Looks like I need to expand my TR biographical intake ASAP

It was Wilderness Warrior in particular that changed my perception of him from a highly likable, great president well deserving of his place on Mount Rushmore to an outright American hero chiefly responsible for one of the most glorious chapters in the history of the country. Even before ascending to the highest office, his conservation organization was the driving force behind every "achievement" that Benjamin Harrison, Grover Cleveland, and William McKinley signed into law.

The Forest Reserve Act of 1891 (giving the POTUS unilateral power to declare them, heheh), the Yellowstone Protection Act of 1894 (foundation and enforcement mechanism for all future national park protection laws), the Lacey Act of 1900 (which criminalized and all but brought an end to the commercial market hunting that was rapidly wiping out American wildlife). Those were Boone and Crockett initiatives. John Lacey was a member of B&C. The first (and second) directors of the NPS were members of B&C, lol. Teddy didn't create the NPS; he's the reason there was a necessity for it at all.

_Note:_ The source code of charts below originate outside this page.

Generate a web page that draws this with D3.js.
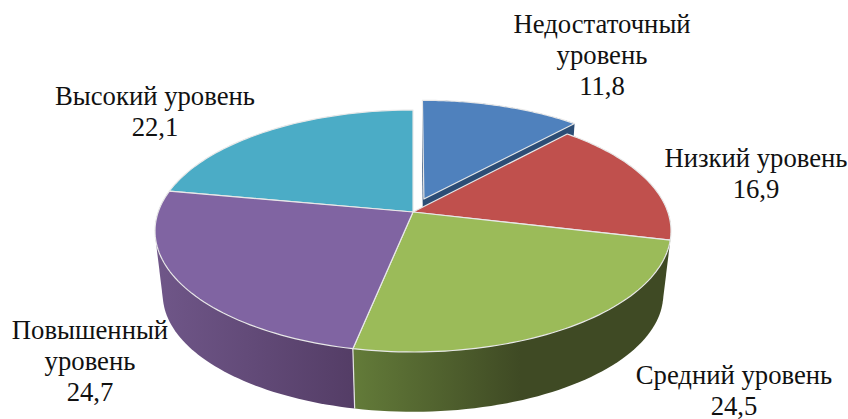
<!DOCTYPE html>
<html>
<head>
<meta charset="utf-8">
<script src="https://cdn.jsdelivr.net/npm/d3@7"></script>
<style>
  html, body { margin: 0; background: #fff; }
  text { font-family: "Liberation Serif", serif; font-size: 26.7px; fill: #111; }
</style>
</head>
<body>
<svg id="chart" width="848" height="419"></svg>
<script>
var categories = ['Недостаточный уровень', 'Низкий уровень', 'Средний уровень', 'Повышенный уровень', 'Высокий уровень'];
var values = [11.8, 16.9, 24.5, 24.7, 22.1];
var labelLines = [['Недостаточный', 'уровень', '11,8'], ['Низкий уровень', '16,9'], ['Средний уровень', '24,5'], ['Повышенный', 'уровень', '24,7'], ['Высокий уровень', '22,1']];
var topColors = ['#4f81bd', '#c0504d', '#9bbb59', '#8064a2', '#4bacc6'];
var wallLeft = ['#2c4d75', '#3f4a24', '#637b39', '#6f5688', '#2f7f94'];
var wallRight = ['#2c4d75', '#3f4a24', '#3f4a24', '#543d66', '#2f7f94'];
var explode = [0.12, 0, 0, 0, 0];

// layout
var cx = 413, cy = 212, a = 254.8, b = 118, persp = 0.157;
var depth = 64, shrink = 0.97;
var labelX = [602, 756, 734, 90, 155];
var labelY = [33, 167, 384, 339, 105];
var lineH = 31;

var svg = d3.select('#chart');
var defs = svg.append('defs');

var pie = d3.pie().sort(null).value(d => d);
var arcs = pie(values);

// perspective projection of a point on the unit disc
function project(u, v, low) {
    var w = 1 - persp * v;
    var s = low ? shrink : 1;
    return [cx + s * a * u / w, cy + s * b * v / w + (low ? depth : 0)];
}

function rim(d, i, low, from) {
    var mid = (d.startAngle + d.endAngle) / 2;
    var eu = explode[i] * Math.sin(mid), ev = -explode[i] * Math.cos(mid);
    var start = from === undefined ? d.startAngle : from;
    return d3.range(0, 61).map(function(k) {
        var t = start + (d.endAngle - start) * k / 60;
        return project(Math.sin(t) + eu, -Math.cos(t) + ev, low);
    });
}

function apex(d, i, low) {
    var mid = (d.startAngle + d.endAngle) / 2;
    return project(explode[i] * Math.sin(mid), -explode[i] * Math.cos(mid), low);
}

var line = d3.line();

// side walls first, back to front. the red wall is hidden, the green one takes its silhouette
[0, 3, 2].forEach(function(i) {
    var d = arcs[i];
    var from = i == 2 ? Math.PI / 2 : undefined;
    var top = rim(d, i, false, from), low = rim(d, i, true, from);
    var grad = defs.append('linearGradient')
        .attr('id', 'wall' + i)
        .attr('gradientUnits', 'userSpaceOnUse')
        .attr('x1', i == 2 ? 354 : 160).attr('x2', i == 2 ? 520 : 354)
        .attr('y1', 0).attr('y2', 0);
    grad.append('stop').attr('offset', 0).attr('stop-color', wallLeft[i]);
    grad.append('stop').attr('offset', 1).attr('stop-color', wallRight[i]);

    var hull = d3.polygonHull(top.concat(low));
    if (explode[i] > 0) {
        hull = d3.polygonHull(top.concat(low, [apex(d, i, false), apex(d, i, true)]));
    }
    svg.append('path')
        .attr('d', line(hull) + 'Z')
        .attr('fill', 'url(#wall' + i + ')');
});

// seam between purple and green walls
var seam = arcs[2];
svg.append('path')
    .attr('d', line([rim(seam, 2, false)[60], rim(seam, 2, true)[60]]))
    .attr('fill', 'none')
    .attr('stroke', '#e4e4e4')
    .attr('stroke-width', 1.2);

// top faces
[0, 4, 1, 2, 3].forEach(function(i) {
    var d = arcs[i];
    var pts = [apex(d, i, false)].concat(rim(d, i, false));
    svg.append('path')
        .attr('d', line(pts) + 'Z')
        .attr('fill', topColors[i])
        .attr('stroke', '#e8e8e8')
        .attr('stroke-width', 1.2)
        .attr('stroke-linejoin', 'round');
});

// labels
labelLines.forEach(function(lines, i) {
    var t = svg.append('text').attr('text-anchor', 'middle');
    lines.forEach(function(s, k) {
        t.append('tspan').attr('x', labelX[i]).attr('y', labelY[i] + k * lineH).text(s);
    });
});
</script>
</body>
</html>
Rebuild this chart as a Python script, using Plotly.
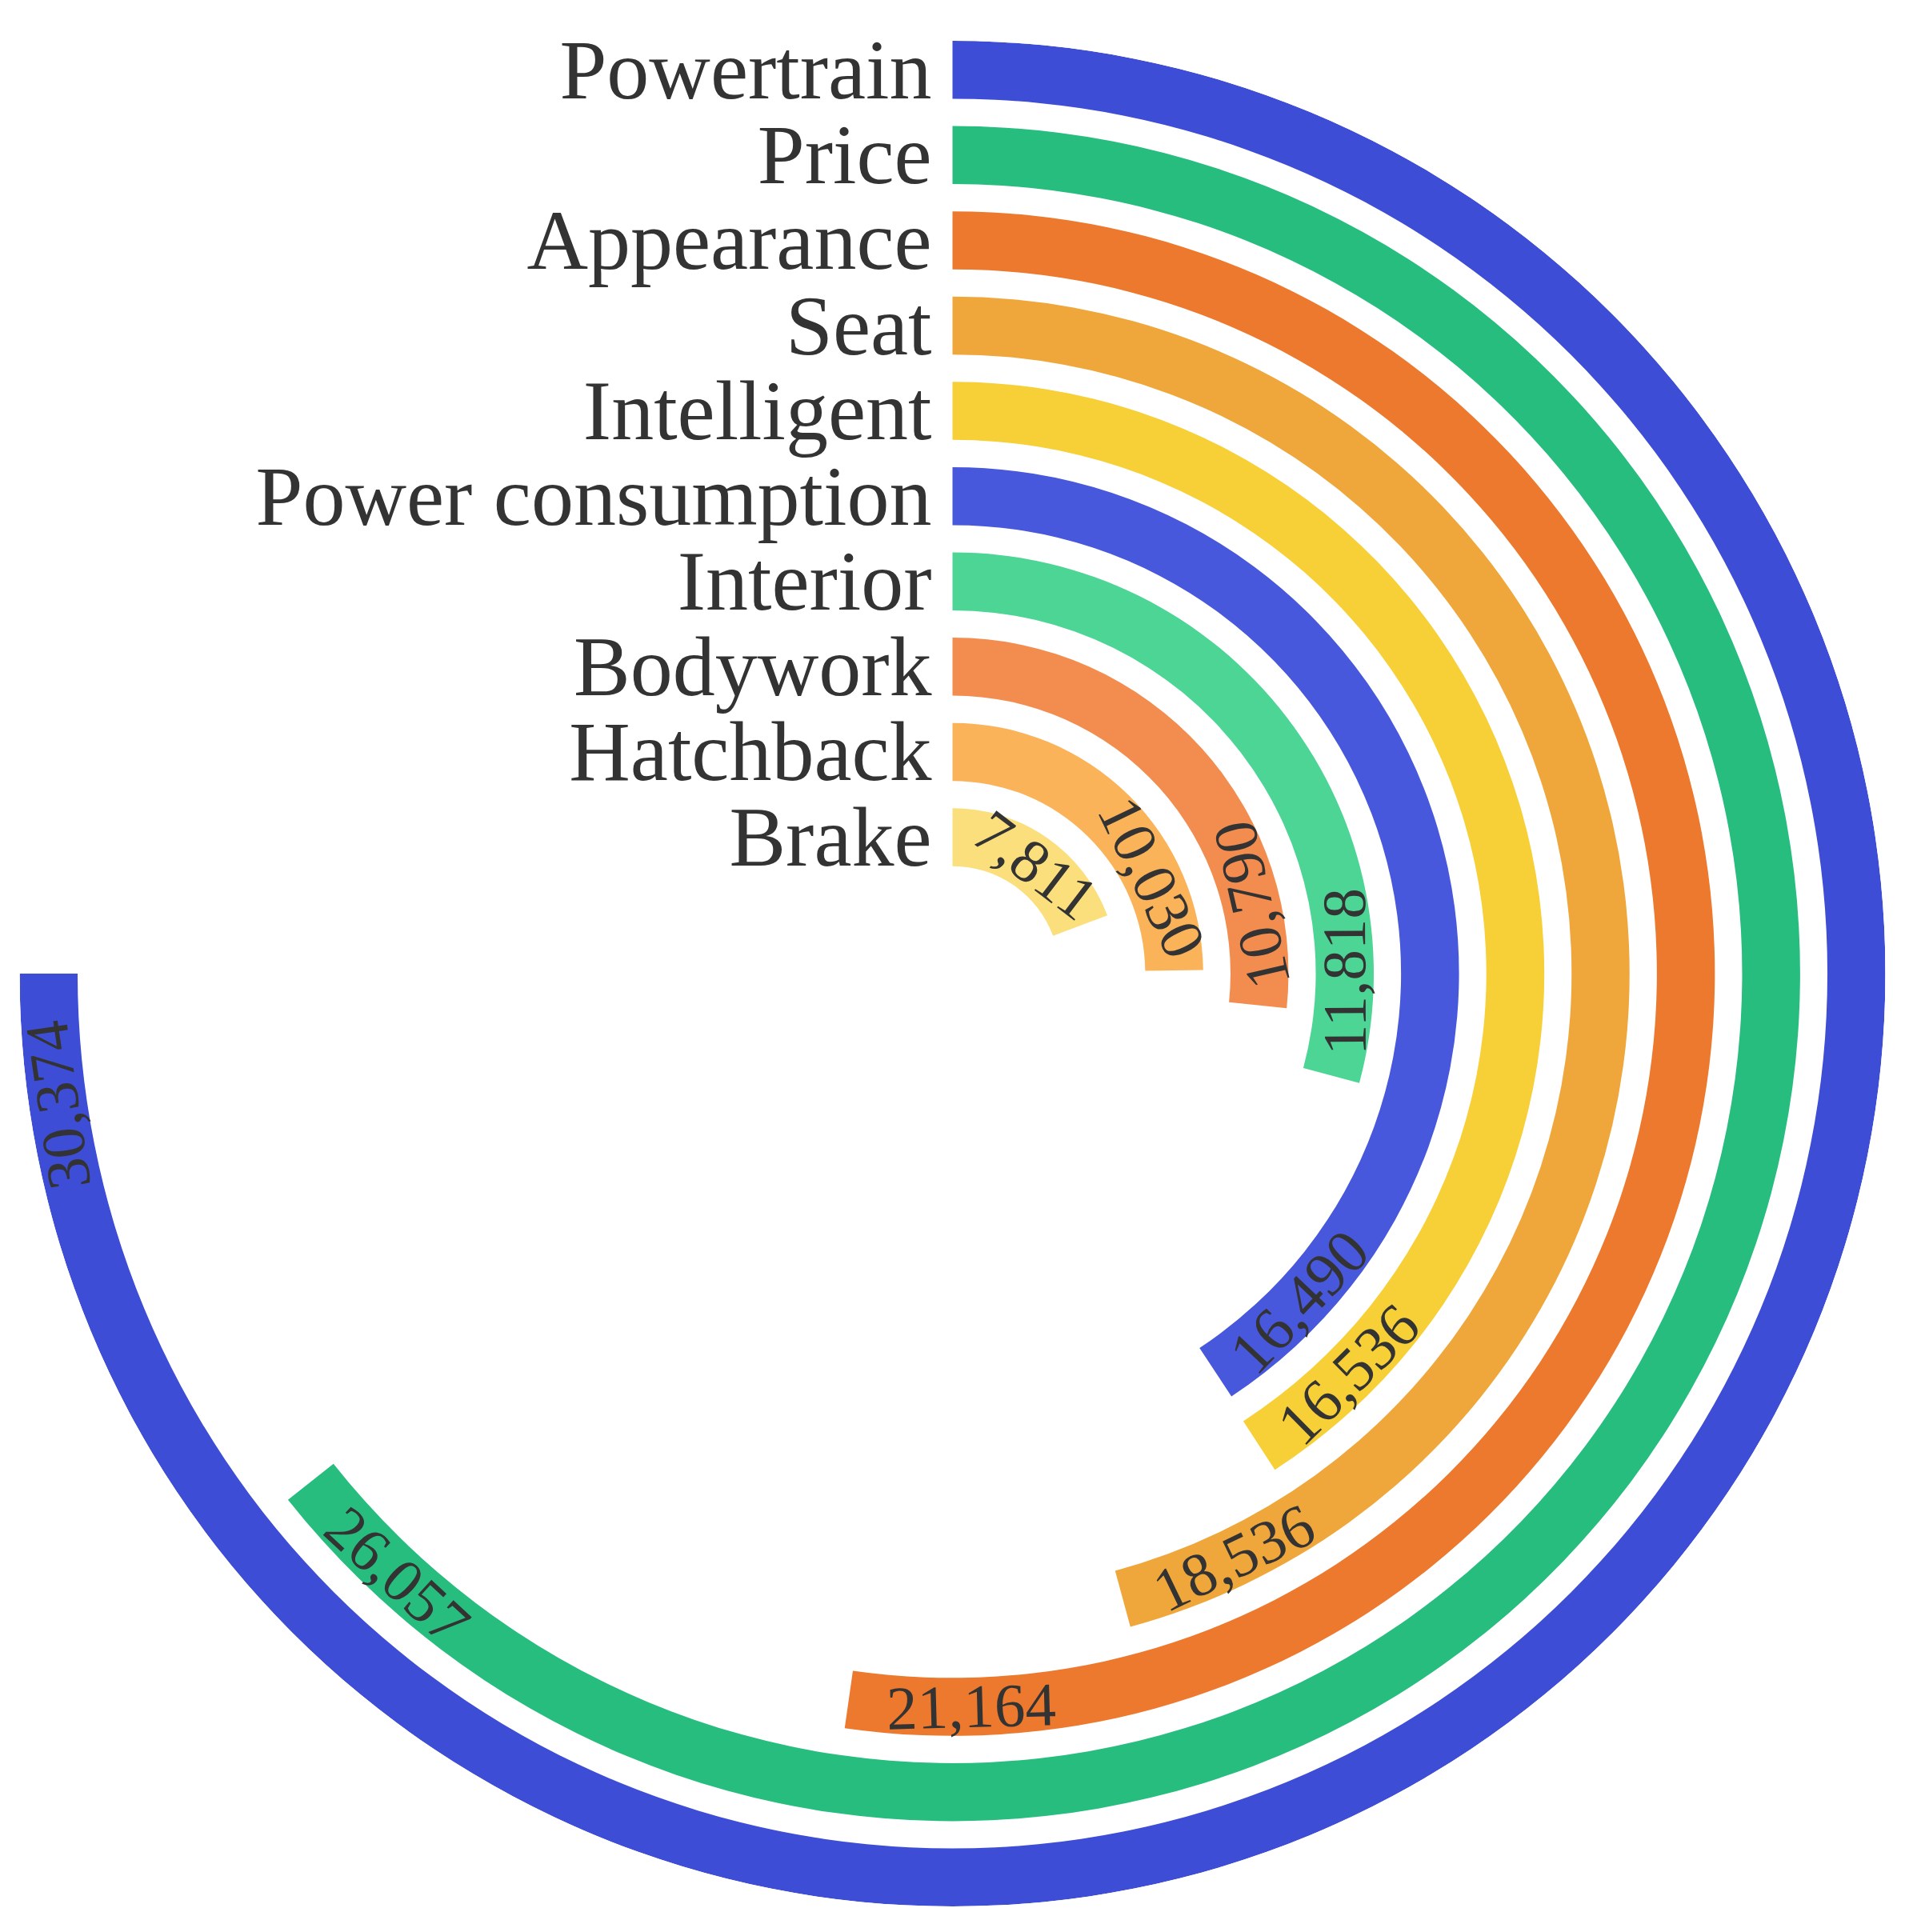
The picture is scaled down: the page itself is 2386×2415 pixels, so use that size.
import math
import plotly.graph_objects as go

# outer ring first
CATEGORIES = [
    "Powertrain",
    "Price",
    "Appearance",
    "Seat",
    "Intelligent",
    "Power consumption",
    "Interior",
    "Bodywork",
    "Hatchback",
    "Brake",
]
VALUES = [30374, 26057, 21164, 18536, 16536, 16490, 11818, 10790, 10030, 7811]
COLORS = [
    "#3d4dd6",
    "#27bd7e",
    "#ec792d",
    "#efa73b",
    "#f7cf36",
    "#4858dc",
    "#4cd595",
    "#f28d4f",
    "#fbb35a",
    "#fcdf7d",
]

W, H = 2386, 2415
CX, CY, R_OUT = 1190.5, 1217, 1166  # pixel centre / radius of the polar area
HOLE = 1.6  # radius of innermost ring centre, in ring units
BAR = 0.68  # ring thickness, in ring units
LABEL_DROP = 0.085  # nudge category names down a little
ANGLE_MAX = max(VALUES) * 4 / 3  # largest value covers 3/4 of the circle
FONT = "Liberation Serif, Times New Roman, serif"
LABEL_SIZE = 106
VALUE_SIZE = 77

n = len(CATEGORIES)
ring = [HOLE + (n - 1 - i) for i in range(n)]
r_max = ring[0] + BAR / 2
deg = [v / ANGLE_MAX * 360 for v in VALUES]

fig = go.Figure()
fig.add_trace(
    go.Barpolar(
        r=[BAR] * n,
        base=[c - BAR / 2 for c in ring],
        theta=[d / 2 for d in deg],
        width=deg,
        marker=dict(color=COLORS, line_width=0),
        hoverinfo="skip",
    )
)
fig.add_trace(
    go.Scatterpolar(
        r=[c - LABEL_DROP for c in ring],
        theta=[0] * n,
        mode="markers+text",
        text=CATEGORIES,
        textposition="middle left",
        marker=dict(size=40, color="rgba(0,0,0,0)"),
        textfont=dict(family=FONT, size=LABEL_SIZE, color="#333333"),
        hoverinfo="skip",
    )
)

# value labels along the arc, just before the end of each bar
px_per_unit = R_OUT / r_max
annotations = []
for v, c, d in zip(VALUES, ring, deg):
    txt = f"{v:,}"
    width_px = sum(0.25 if ch == "," else 0.5 for ch in txt) * VALUE_SIZE
    rp = c * px_per_unit
    phi = d - 3 - math.degrees(width_px / 2 / rp)
    ang = phi - 180 if 90 < round(d, 6) < 270 else phi
    ang = (ang + 180) % 360 - 180
    x = (CX + rp * math.sin(math.radians(phi))) / W
    y = 1 - (CY - rp * math.cos(math.radians(phi))) / H
    annotations.append(
        dict(
            x=x,
            y=y,
            xref="paper",
            yref="paper",
            text=txt,
            showarrow=False,
            textangle=ang,
            xanchor="center",
            yanchor="middle",
            font=dict(family=FONT, size=VALUE_SIZE, color="#333333"),
        )
    )

fig.update_layout(
    width=W,
    height=H,
    margin=dict(l=0, r=0, t=0, b=0, pad=0),
    paper_bgcolor="white",
    showlegend=False,
    annotations=annotations,
    polar=dict(
        domain=dict(
            x=[(CX - R_OUT) / W, (CX + R_OUT) / W],
            y=[1 - (CY + R_OUT) / H, 1 - (CY - R_OUT) / H],
        ),
        bgcolor="white",
        angularaxis=dict(visible=False, rotation=90, direction="clockwise"),
        radialaxis=dict(visible=False, range=[0, r_max]),
    ),
)

fig.write_html(
    "out.html",
    config={"displayModeBar": False},
    post_script="document.body.style.margin = '0';",
)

There is almost nowhere wonderful in the Great American West that can be enjoyed or explored where his impact goes unfelt if you know the score and history. It's a legacy that has endured and persisted into the present day, right up to Bitched Mike Lee catching a beatdown for his public lands sell-off proposal this summer. It's what happens when you actually have a man who acts independently, on his own volition and principles. The same type of dude that delivers an 84-minute speech after getting shot in the chest or leaps at the chance for an expedition to chart an unmapped river in the most treacherous wilderness on the planet at 55 years old.

And River of Doubt really is quite fun, probably my second fave despite being entirely focused on a single adventure and time period. Rise by Morris rounds out the top three. How the fuck is this even real?